Organizations pursuing Industry 4.0 transformation encounter several significant challenges. Capital investment requirements can be substantial, particularly for comprehensive facility upgrades, though staged implementation can moderate upfront costs. Technical integration complexity arises when connecting equipment from different manufacturers with varying communication protocols—standardized components like control systems and modular actuators help address this challenge. Cybersecurity vulnerabilities increase when production equipment connects to networks, requiring robust security measures to prevent breaches. Workforce resistance and skill gaps present human factors challenges; workers accustomed to traditional methods may resist data-driven approaches, and many organizations lack employees with the combination of manufacturing knowledge and data science skills that Industry 4.0 requires. Legacy equipment that can't be easily integrated into modern digital systems forces difficult decisions about replacement versus continued operation. Finally, the sheer volume of data generated can overwhelm organizations lacking proper infrastructure and analytical capabilities to extract actionable insights.

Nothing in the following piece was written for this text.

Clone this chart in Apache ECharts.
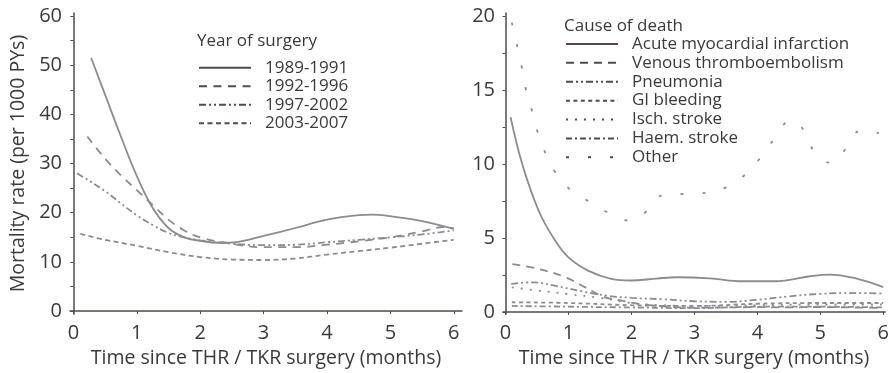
<!DOCTYPE html>
<html><head><meta charset="utf-8">
<script src="https://cdn.jsdelivr.net/npm/echarts@6/dist/echarts.min.js"></script>
<style>html,body{margin:0;padding:0;background:#fff}#c{width:892px;height:373px}</style>
</head><body><div id="c"></div>
<script>
// ---- Left panel: Year of surgery ----
var yearNames = ['1989-1991', '1992-1996', '1997-2002', '2003-2007'];
var y8991_x = [0.28, 0.5, 0.75, 1.0, 1.25, 1.5, 1.75, 2.0, 2.3, 2.6, 3.0, 3.5, 4.0, 4.5, 4.7, 5.0, 5.5, 6.0];
var y8991_y = [51.5, 44, 35.5, 27.5, 21, 16.9, 15.0, 14.3, 13.9, 14.1, 15.3, 16.9, 18.6, 19.5, 19.6, 19.3, 18.3, 16.7];
var y9296_x = [0.22, 0.5, 0.75, 1.0, 1.25, 1.5, 1.75, 2.0, 2.5, 3.0, 3.5, 4.0, 4.5, 5.0, 5.5, 5.85, 6.0];
var y9296_y = [35.5, 31, 27.6, 24.6, 21.6, 18.6, 16.4, 15.0, 13.7, 13.0, 13.0, 13.5, 14.2, 15.0, 16.2, 17.1, 16.8];
var y9702_x = [0.06, 0.25, 0.5, 0.75, 1.0, 1.25, 1.5, 1.75, 2.0, 2.5, 3.0, 3.5, 4.0, 4.5, 5.0, 5.5, 6.0];
var y9702_y = [28, 26.5, 24.4, 21.9, 19.5, 17.5, 15.9, 15.0, 14.4, 13.7, 13.4, 13.5, 14.0, 14.5, 15.0, 15.6, 16.4];
var y0307_x = [0.11, 0.5, 1.0, 1.5, 2.0, 2.5, 3.0, 3.5, 4.0, 4.5, 5.0, 5.5, 6.0];
var y0307_y = [15.7, 14.5, 13.3, 12.0, 11.0, 10.5, 10.4, 10.7, 11.5, 12.2, 12.9, 13.7, 14.5];

// ---- Right panel: Cause of death ----
var causeNames = ['Acute myocardial infarction', 'Venous thromboembolism', 'Pneumonia', 'GI bleeding', 'Isch. stroke', 'Haem. stroke', 'Other'];
var ami_x = [0.08, 0.27, 0.53, 0.79, 1.0, 1.31, 1.68, 1.99, 2.4, 2.72, 3.24, 3.77, 4.29, 4.81, 5.15, 5.59, 6.0];
var ami_y = [13.16, 9.92, 6.8, 4.8, 3.68, 2.79, 2.23, 2.12, 2.25, 2.34, 2.27, 2.07, 2.07, 2.39, 2.52, 2.23, 1.67];
var vte_x = [0.11, 0.53, 0.95, 1.26, 1.57, 1.83, 2.1, 2.5, 3.0, 3.5, 4.0, 4.5, 5.0, 5.5, 6.0];
var vte_y = [3.23, 2.9, 2.34, 1.67, 1.0, 0.78, 0.55, 0.38, 0.28, 0.3, 0.32, 0.3, 0.33, 0.3, 0.27];
var pneu_x = [0.09, 0.43, 0.8, 1.2, 1.6, 2.0, 2.5, 3.0, 3.5, 4.0, 4.5, 5.0, 5.5, 6.0];
var pneu_y = [1.89, 2.0, 1.75, 1.4, 1.1, 0.95, 0.85, 0.72, 0.68, 0.82, 1.05, 1.22, 1.27, 1.25];
var gi_x = [0.1, 1.0, 2.0, 3.0, 4.0, 5.0, 6.0];
var gi_y = [0.65, 0.6, 0.45, 0.4, 0.55, 0.6, 0.6];
var isch_x = [0.1, 0.5, 1.0, 1.5, 2.0, 2.5, 3.0, 4.0, 5.0, 6.0];
var isch_y = [1.65, 1.45, 1.2, 0.95, 0.6, 0.45, 0.4, 0.45, 0.5, 0.5];
var haem_x = [0.1, 1.0, 2.0, 3.0, 4.0, 5.0, 6.0];
var haem_y = [0.4, 0.35, 0.3, 0.25, 0.35, 0.35, 0.3];
var oth_x = [0.1, 0.18, 0.26, 0.32, 0.42, 0.51, 0.63, 0.79, 1.03, 1.32, 1.64, 1.97, 2.26, 2.51, 2.86, 3.23, 3.55, 3.84, 4.08, 4.29, 4.52, 4.75, 4.91, 5.16, 5.42, 5.64, 5.93];
var oth_y = [19.55, 18.06, 16.5, 15.1, 13.6, 12.15, 10.77, 9.43, 8.25, 7.47, 6.69, 6.17, 6.87, 7.91, 7.98, 8.07, 8.52, 9.41, 10.59, 11.82, 12.93, 12.22, 10.77, 10.08, 11.1, 12.26, 12.09];

var xTicks = [0, 1, 2, 3, 4, 5, 6];
var leftYLabels = [0, 10, 20, 30, 40, 50, 60];
var leftYTicks = [0, 5, 10, 15, 20, 25, 30, 35, 40, 45, 50, 55, 60];
var rightYLabels = [0, 5, 10, 15, 20];
var rightYTicks = [0, 2.5, 5, 7.5, 10, 12.5, 15, 17.5, 20];

function pairs(xs, ys) { return xs.map(function (x, i) { return [x, ys[i]]; }); }

var LINE = '#8c8c90', AXIS = '#524b48', TXT = '#3a3a3a', FONT = 'Open Sans';
var FS_TICK = 20, FS_NAME = 19.5, FS_LEG = 17;

function xAxisCfg(idx, min, max) {
  return {
    type: 'value', gridIndex: idx, min: min, max: max,
    name: 'Time since THR / TKR surgery (months)', nameLocation: 'middle', nameGap: 33,
    nameTextStyle: { fontFamily: FONT, fontSize: FS_NAME, color: TXT },
    axisLine: { show: true, lineStyle: { color: AXIS, width: 1.5 } },
    axisTick: { show: true, length: 3, customValues: xTicks, lineStyle: { color: AXIS, width: 1 } },
    axisLabel: { customValues: xTicks, fontFamily: FONT, fontSize: FS_TICK, color: TXT, margin: 9 },
    splitLine: { show: false }
  };
}
function yAxisCfg(idx, min, max, labels, ticks, name) {
  return {
    type: 'value', gridIndex: idx, min: min, max: max,
    name: name || '', nameLocation: 'middle', nameGap: 42, nameRotate: 90,
    nameTextStyle: { fontFamily: FONT, fontSize: FS_NAME, color: TXT },
    axisLine: { show: true, lineStyle: { color: AXIS, width: 1.5 } },
    axisTick: { show: true, length: 3, customValues: ticks, lineStyle: { color: AXIS, width: 1 } },
    axisLabel: { customValues: labels, fontFamily: FONT, fontSize: FS_TICK, color: TXT, margin: 8 },
    splitLine: { show: false }
  };
}
function line(name, xi, data, dash) {
  return {
    type: 'line', name: name, xAxisIndex: xi, yAxisIndex: xi, data: data,
    smooth: 0.4, symbol: 'none', silent: true,
    lineStyle: { color: LINE, width: 1.8, type: dash || 'solid', cap: 'butt' },
    itemStyle: { color: LINE }
  };
}
var legendCommon = {
  orient: 'vertical', padding: 0, itemWidth: 52, itemHeight: 10, itemGap: 0,
  itemStyle: { color: 'rgba(0,0,0,0)', borderWidth: 0, opacity: 0 },
  lineStyle: { width: 2, color: '#524b48' }
};

var chart = echarts.init(document.getElementById('c'), null, { renderer: 'canvas' });
chart.setOption({
  animation: false,
  backgroundColor: '#fff',
  grid: [
    { left: 70, top: 13, width: 392, height: 304 },
    { left: 503, top: 13, width: 388, height: 304 }
  ],
  xAxis: [xAxisCfg(0, -0.053, 6.13), xAxisCfg(1, -0.04, 6.03)],
  yAxis: [
    yAxisCfg(0, -0.6, 60.6, leftYLabels, leftYTicks, 'Mortality rate (per 1000 PYs)'),
    yAxisCfg(1, -0.15, 20.2, rightYLabels, rightYTicks, '')
  ],
  title: [
    { text: 'Year of surgery', left: 197, top: 33, textStyle: { fontFamily: FONT, fontSize: FS_LEG, fontWeight: 'normal', color: TXT }, padding: 0 },
    { text: 'Cause of death', left: 564, top: 18, textStyle: { fontFamily: FONT, fontSize: FS_LEG, fontWeight: 'normal', color: TXT }, padding: 0 }
  ],
  legend: [
    Object.assign({}, legendCommon, {
      data: yearNames, left: 198, top: 58.5,
      textStyle: { fontFamily: FONT, fontSize: FS_LEG, color: TXT, lineHeight: 18.5, padding: [0, 0, 0, 9] }
    }),
    Object.assign({}, legendCommon, {
      data: causeNames, left: 565, top: 34.5,
      textStyle: { fontFamily: FONT, fontSize: FS_LEG, color: TXT, lineHeight: 18.9, padding: [0, 0, 0, 9] }
    })
  ],
  series: [
    line(yearNames[0], 0, pairs(y8991_x, y8991_y), 'solid'),
    line(yearNames[1], 0, pairs(y9296_x, y9296_y), [8, 6.5]),
    line(yearNames[2], 0, pairs(y9702_x, y9702_y), [7, 3, 2, 3, 2, 3]),
    line(yearNames[3], 0, pairs(y0307_x, y0307_y), [5, 3.5]),
    line(causeNames[0], 1, pairs(ami_x, ami_y), 'solid'),
    line(causeNames[1], 1, pairs(vte_x, vte_y), [8, 6]),
    line(causeNames[2], 1, pairs(pneu_x, pneu_y), [7, 3, 2, 3, 2, 3]),
    line(causeNames[3], 1, pairs(gi_x, gi_y), [4, 3.4]),
    line(causeNames[4], 1, pairs(isch_x, isch_y), [2, 7]),
    line(causeNames[5], 1, pairs(haem_x, haem_y), [6, 3, 2, 3]),
    line(causeNames[6], 1, pairs(oth_x, oth_y), [3, 19])
  ]
});
</script></body></html>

Is Industry 4.0 only applicable to large manufacturers like Tesla?

While Tesla's implementation represents a massive scale, Industry 4.0 principles apply to manufacturers of all sizes. The core concepts—data collection, analysis-driven optimization, and intelligent automation—deliver benefits regardless of production volume. Small and medium manufacturers actually have certain advantages: simpler operations with fewer legacy systems to integrate, more flexible organizational structures that can adapt quickly, and tighter feedback loops between engineering and production. Modern automation components have become increasingly affordable and accessible, with plug-and-play solutions available for common tasks. A small manufacturer might begin by implementing automated quality inspection at critical points using vision systems and micro actuators for part positioning, then gradually expand data collection and automation to other areas. Cloud-based manufacturing execution systems eliminate the need for expensive on-premise IT infrastructure. The key is starting with high-impact applications where automation delivers clear returns, then expanding systematically as experience and budgets allow. Many component suppliers now offer Industry 4.0-ready products with built-in sensors and communication capabilities, allowing even small operations to implement sophisticated monitoring without extensive custom engineering.

How does Industry 4.0 impact environmental sustainability in manufacturing?

Industry 4.0 technologies contribute to environmental sustainability through multiple mechanisms. Optimized processes consume less energy per unit produced—AI algorithms adjust equipment operation to minimize power usage while maintaining throughput, and data analysis identifies energy waste that humans might miss. Material efficiency improves as automated systems apply coatings, adhesives, and other consumables with precision that minimizes excess usage and waste. Predictive maintenance prevents catastrophic equipment failures that can release lubricants, coolants, or other potentially harmful substances. Improved quality reduces the number of defective products that must be scrapped or reworked, conserving the materials and energy already invested in their production. Real-time monitoring helps manufacturers identify and address environmental compliance issues immediately rather than discovering problems during periodic audits. Tesla's focus extends beyond producing zero-emission vehicles to minimizing the environmental impact of manufacturing those vehicles, and Industry 4.0 technologies provide the visibility and control necessary to achieve measurable sustainability improvements across all aspects of production.